How much information does it take to single out one person among billions?
Anonymous But Well Known
In a recent critique of Sweeney’s re-identification work, Daniel C. Barth-Jones of Columbia University points out that a combination of attributes can’t be proved unique without a “perfect population register,” which lists the corresponding attributes of every person in the population. A perfect register is seldom available. Voter rolls are not even close to complete because not everyone votes. In the absence of a perfect register, an identification is a matter of probabilities—an assertion that coincidence is unlikely but not impossible.
The same argument applies to other identifying traits. I can’t be certain that my fingerprints or my DNA are unique because I can’t compare them with everyone else’s. Nevertheless, such biometric markers are used routinely in contexts where misidentification would have the gravest consequences. Of course the probability of uniqueness for fingerprints is thought to be very high—certainly higher than the 60 percent calculated for a combination of gender, zip code, and birth date. One hopes that no one will be sent to jail on the basis of a match to those three facts.
The standard of proof is quite different when the aim is preserving privacy rather than convicting an accused criminal. If you promise confidentiality to the subjects of a medical experiment, even a tentative identification represents a breach of trust.
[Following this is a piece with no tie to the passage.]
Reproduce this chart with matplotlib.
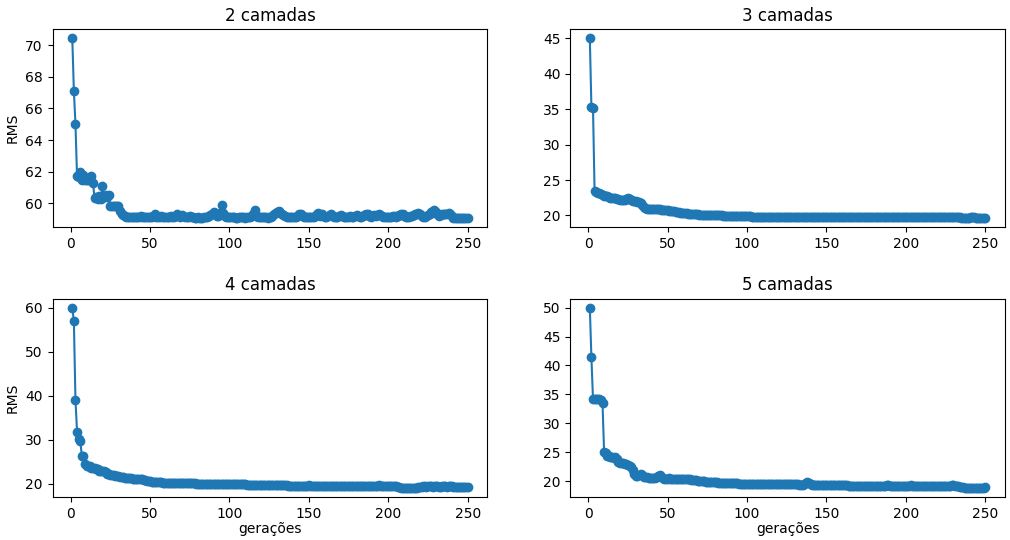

Last year Sweeney and two colleagues published a follow-up study based on documents from the Personal Genome Project, where people voluntarily post their own genomic data for public access, annotated with whatever personal information they choose to disclose. Among 579 files that included gender, zip code, and birth date, Sweeney’s group was able to match 130 to unique entries in voter lists; the Genome Project administrators confirmed that at least 121 of those names were correct.
In some contexts, matching unique data to a conventional identifier such as a name and address is beside the point. An Internet advertiser, for example, can make excellent use of a profile that reveals your interests and activities, even though the data are not linked to you by name. Indeed, the advertiser may prefer such “anonymous” data because there are fewer legal constraints on its collection and use.